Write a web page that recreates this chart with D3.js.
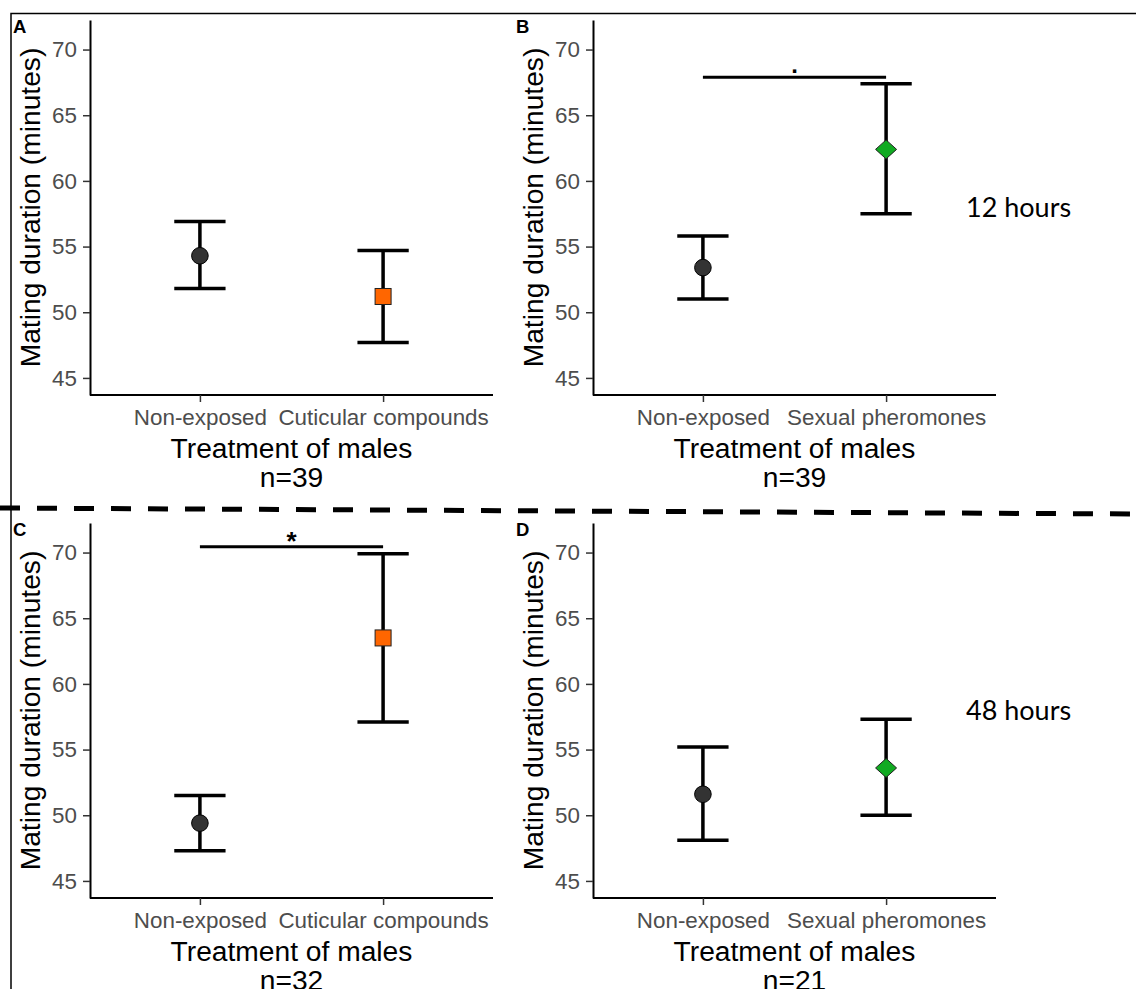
<!DOCTYPE html>
<html>
<head>
<meta charset="utf-8">
<script src="https://cdn.jsdelivr.net/npm/d3@7"></script>
<style>
    body { margin: 0; background: white; }
    svg { display: block; }
</style>
</head>
<body>
<script>
const cuticularGroups = ['Non-exposed', 'Cuticular compounds'];
const pheromoneGroups = ['Non-exposed', 'Sexual pheromones'];

const meansA = [54.3, 51.2];
const lowerA = [51.8, 47.7];
const upperA = [56.9, 54.7];

const meansB = [53.4, 62.4];
const lowerB = [51.0, 57.5];
const upperB = [55.8, 67.4];

const meansC = [49.4, 63.5];
const lowerC = [47.3, 57.1];
const upperC = [51.5, 69.9];

const meansD = [51.6, 53.6];
const lowerD = [48.1, 50.0];
const upperD = [55.2, 57.3];

const sampleSizes = [39, 39, 32, 21];
const panelLabels = ['A', 'B', 'C', 'D'];
const yTicks = [45, 50, 55, 60, 65, 70];
const yDomain = [43.7, 72.25];
const timeLabels = ['12 hours', '48 hours'];

// significance brackets: value of the bar and its mark
const sigB = { value: 67.9, mark: '.' };
const sigC = { value: 70.45, mark: '*' };

const axisFont = '"Liberation Sans", Arial, sans-serif';

window.onload = () => {
    const width = 1136;
    const height = 989;

    const svg = d3.select('body')
                  .append('svg')
                  .attr('width', width)
                  .attr('height', height)
                  .style('background', 'white');

    // frame of the figure
    svg.append('path')
       .attr('d', `M 11 989 L 11 13.5 L ${width} 13.5`)
       .style('fill', 'none')
       .style('stroke', 'black')
       .style('stroke-width', '1.5px');

    // dashed separator between 12 h and 48 h
    svg.append('line')
       .attr('x1', 0).attr('y1', 508)
       .attr('x2', width).attr('y2', 514)
       .style('stroke', 'black')
       .style('stroke-width', '5px')
       .style('stroke-dasharray', '20 17');

    const panels = [
        { label: panelLabels[0], groups: cuticularGroups, means: meansA, lower: lowerA, upper: upperA,
          n: sampleSizes[0], shape: 'square', x: 90, y: 20, sig: null },
        { label: panelLabels[1], groups: pheromoneGroups, means: meansB, lower: lowerB, upper: upperB,
          n: sampleSizes[1], shape: 'diamond', x: 593, y: 20, sig: sigB },
        { label: panelLabels[2], groups: cuticularGroups, means: meansC, lower: lowerC, upper: upperC,
          n: sampleSizes[2], shape: 'square', x: 90, y: 523, sig: sigC },
        { label: panelLabels[3], groups: pheromoneGroups, means: meansD, lower: lowerD, upper: upperD,
          n: sampleSizes[3], shape: 'diamond', x: 593, y: 523, sig: null }
    ];

    panels.forEach((p) => appendPanel(svg, p));

    // time labels on the right
    svg.selectAll('.time')
       .data(timeLabels)
       .enter()
       .append('text')
       .attr('class', 'time')
       .attr('x', 966)
       .attr('y', (d, i) => i === 0 ? 217 : 720)
       .text((d) => d)
       .style('font-family', 'Lato, "Open Sans", sans-serif')
       .style('font-size', '27px')
       .style('fill', 'black');
};

const appendPanel = (svg, p) => {
    const w = 403;
    const h = 375;

    const x = d3.scalePoint()
                .domain(p.groups)
                .range([0, w])
                .padding(0.6);

    const y = d3.scaleLinear()
                .domain(yDomain)
                .range([h, 0]);

    const g = svg.append('g')
                 .attr('transform', `translate(${p.x}, ${p.y})`);

    // y axis
    const yAxis = g.append('g')
                   .call(d3.axisLeft(y)
                           .tickValues(yTicks)
                           .tickSize(7)
                           .tickSizeOuter(0)
                           .tickPadding(6));
    yAxis.select('.domain').style('stroke', 'black').style('stroke-width', '2px');
    yAxis.selectAll('.tick line').style('stroke', '#333').style('stroke-width', '1.5px');
    yAxis.selectAll('.tick text')
         .style('font-family', axisFont)
         .style('font-size', '22.4px')
         .style('fill', '#4d4d4d');

    // x axis
    const xAxis = g.append('g')
                   .attr('transform', `translate(0, ${h})`)
                   .call(d3.axisBottom(x)
                           .tickSize(7)
                           .tickSizeOuter(0)
                           .tickPadding(7));
    xAxis.select('.domain')
         .attr('d', `M 0 0 H ${w}`)
         .style('stroke', 'black')
         .style('stroke-width', '2px');
    xAxis.selectAll('.tick line').style('stroke', '#333').style('stroke-width', '1.5px');
    xAxis.selectAll('.tick text')
         .style('font-family', axisFont)
         .style('font-size', '22.4px')
         .style('fill', '#4d4d4d');

    // axis titles
    g.append('text')
     .attr('transform', `translate(-50, ${h / 2}) rotate(-90)`)
     .attr('text-anchor', 'middle')
     .text('Mating duration (minutes)')
     .style('font-family', axisFont)
     .style('font-size', '28.2px')
     .style('fill', 'black');

    const title = g.append('text')
                   .attr('text-anchor', 'middle')
                   .style('font-family', axisFont)
                   .style('font-size', '28.2px')
                   .style('fill', 'black');
    title.append('tspan')
         .attr('x', w / 2)
         .attr('y', h + 63)
         .text('Treatment of males');
    title.append('tspan')
         .attr('x', w / 2)
         .attr('y', h + 92)
         .text(`n=${p.n}`);

    // panel letter
    g.append('text')
     .attr('x', -77)
     .attr('y', 13)
     .text(p.label)
     .style('font-family', axisFont)
     .style('font-weight', 'bold')
     .style('font-size', '18.5px')
     .style('fill', 'black');

    const rows = p.groups.map((grp, i) => ({
        group: grp, mean: p.means[i], lo: p.lower[i], hi: p.upper[i], i: i
    }));

    const capHalf = x.step() * 0.14;

    const bars = g.selectAll('.errbar')
                  .data(rows)
                  .enter()
                  .append('g')
                  .attr('class', 'errbar');

    bars.append('path')
        .attr('d', (d) => {
            const cx = x(d.group);
            return `M ${cx} ${y(d.lo)} V ${y(d.hi)}` +
                   ` M ${cx - capHalf} ${y(d.hi)} H ${cx + capHalf}` +
                   ` M ${cx - capHalf} ${y(d.lo)} H ${cx + capHalf}`;
        })
        .style('fill', 'none')
        .style('stroke', 'black')
        .style('stroke-width', '3.5px');

    // points
    bars.each(function (d) {
        const sel = d3.select(this);
        const cx = x(d.group);
        const cy = y(d.mean);
        if (d.i === 0) {
            sel.append('circle')
               .attr('cx', cx)
               .attr('cy', cy)
               .attr('r', 8.3)
               .style('fill', '#333333')
               .style('stroke', 'black')
               .style('stroke-width', '1px');
        } else if (p.shape === 'square') {
            sel.append('rect')
               .attr('x', cx - 8)
               .attr('y', cy - 8)
               .attr('width', 16)
               .attr('height', 16)
               .style('fill', '#ff6600')
               .style('stroke', '#222')
               .style('stroke-width', '1px');
        } else {
            sel.append('path')
               .attr('d', `M ${cx} ${cy - 9.5} L ${cx + 10.5} ${cy} L ${cx} ${cy + 9.5} L ${cx - 10.5} ${cy} Z`)
               .style('fill', '#11aa22')
               .style('stroke', '#222')
               .style('stroke-width', '1px');
        }
    });

    // significance bracket
    if (p.sig) {
        const by = y(p.sig.value);
        const x1 = x(p.groups[0]);
        const x2 = x(p.groups[1]);
        g.append('line')
         .attr('x1', x1).attr('y1', by)
         .attr('x2', x2).attr('y2', by)
         .style('stroke', 'black')
         .style('stroke-width', '3px');
        g.append('text')
         .attr('x', (x1 + x2) / 2)
         .attr('y', p.sig.mark === '*' ? by + 3 : by - 4)
         .attr('text-anchor', 'middle')
         .text(p.sig.mark)
         .style('font-family', axisFont)
         .style('font-weight', 'bold')
         .style('font-size', p.sig.mark === '*' ? '26px' : '24px')
         .style('fill', 'black');
    }
};
</script>
</body>
</html>
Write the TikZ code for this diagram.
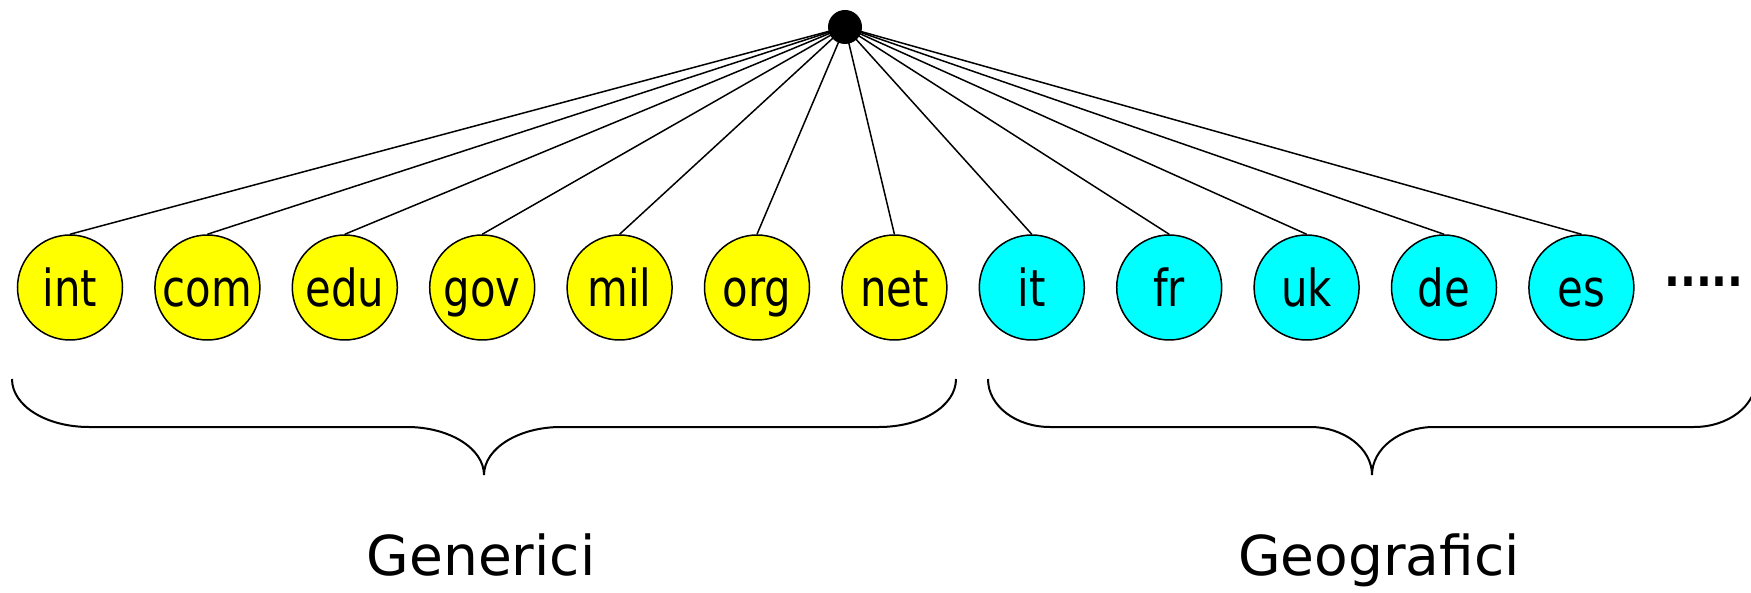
\documentclass[tikz,border=0pt]{standalone}
\usepackage{fontspec}
\setmainfont{DejaVu Sans}
\newfontfamily\narrowfont{DejaVu Sans}[FakeStretch=0.82]
\definecolor{genyellow}{RGB}{255,255,0}
\definecolor{geocyan}{RGB}{0,255,255}

\begin{document}
\begin{tikzpicture}[x=1pt,y=-1pt,
    dom/.style={circle,draw,line width=1.5pt,minimum size=105pt,inner sep=0pt,
      text height=39pt,text depth=0pt,font=\narrowfont\fontsize{51}{60}\selectfont},
    gen/.style={dom,fill=genyellow},
    geo/.style={dom,fill=geocyan},
    brace/.style={line width=2pt},
    grouplabel/.style={anchor=base,inner sep=0pt,font=\fontsize{55}{66}\selectfont}]
    \useasboundingbox (0,0) rectangle (1751,593);
    \node[circle,fill=black,minimum size=34pt,inner sep=0pt] (root) at (845,27) {};
    \foreach \dom [count=\i from 0] in {int,com,edu,gov,mil,org,net} {
      \node[gen] (\dom) at ({70+137.4*\i},287.5) {\dom};
      \draw[line width=1.5pt] (root.center) -- (\dom.north);
    }
    \foreach \dom [count=\i from 7] in {it,fr,uk,de,es} {
      \node[geo] (\dom) at ({70+137.4*\i},287.5) {\dom};
      \draw[line width=1.5pt] (root.center) -- (\dom.north);
    }
    \node[anchor=base west,inner sep=0pt,font=\narrowfont\bfseries\fontsize{51}{60}\selectfont] (more) at (1664,287) {.....};
    % braces
    \draw[brace] (12,379) .. controls (12,406) and (46.5,427) .. (89,427) -- (407,427)
      .. controls (449.5,427) and (484,448.5) .. (484,475)
      .. controls (484,448.5) and (518.5,427) .. (561,427) -- (879,427)
      .. controls (921.5,427) and (956,406) .. (956,379);
    \draw[brace] (988,379) .. controls (988,406) and (1016,427) .. (1050,427) -- (1310,427)
      .. controls (1344,427) and (1372,448.5) .. (1372,475)
      .. controls (1372,448.5) and (1400,427) .. (1434,427) -- (1694,427)
      .. controls (1728,427) and (1756,406) .. (1756,379);
    \node[grouplabel] (generici) at (481,575) {Generici};
    \node[grouplabel] (geografici) at (1379,575) {Geografici};
  \end{tikzpicture}
\end{document}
::::
- **Task directions**
Up to and including the line containing "const upperB = [55.8, 67.4];", quote each line of the entries above from the very first, please, exactly and without images.

- **Complete output**
Write a web page that recreates this chart with D3.js.
<!DOCTYPE html>
<html>
<head>
<meta charset="utf-8">
<script src="https://cdn.jsdelivr.net/npm/d3@7"></script>
<style>
    body { margin: 0; background: white; }
    svg { display: block; }
</style>
</head>
<body>
<script>
const cuticularGroups = ['Non-exposed', 'Cuticular compounds'];
const pheromoneGroups = ['Non-exposed', 'Sexual pheromones'];

const meansA = [54.3, 51.2];
const lowerA = [51.8, 47.7];
const upperA = [56.9, 54.7];

const meansB = [53.4, 62.4];
const lowerB = [51.0, 57.5];
const upperB = [55.8, 67.4];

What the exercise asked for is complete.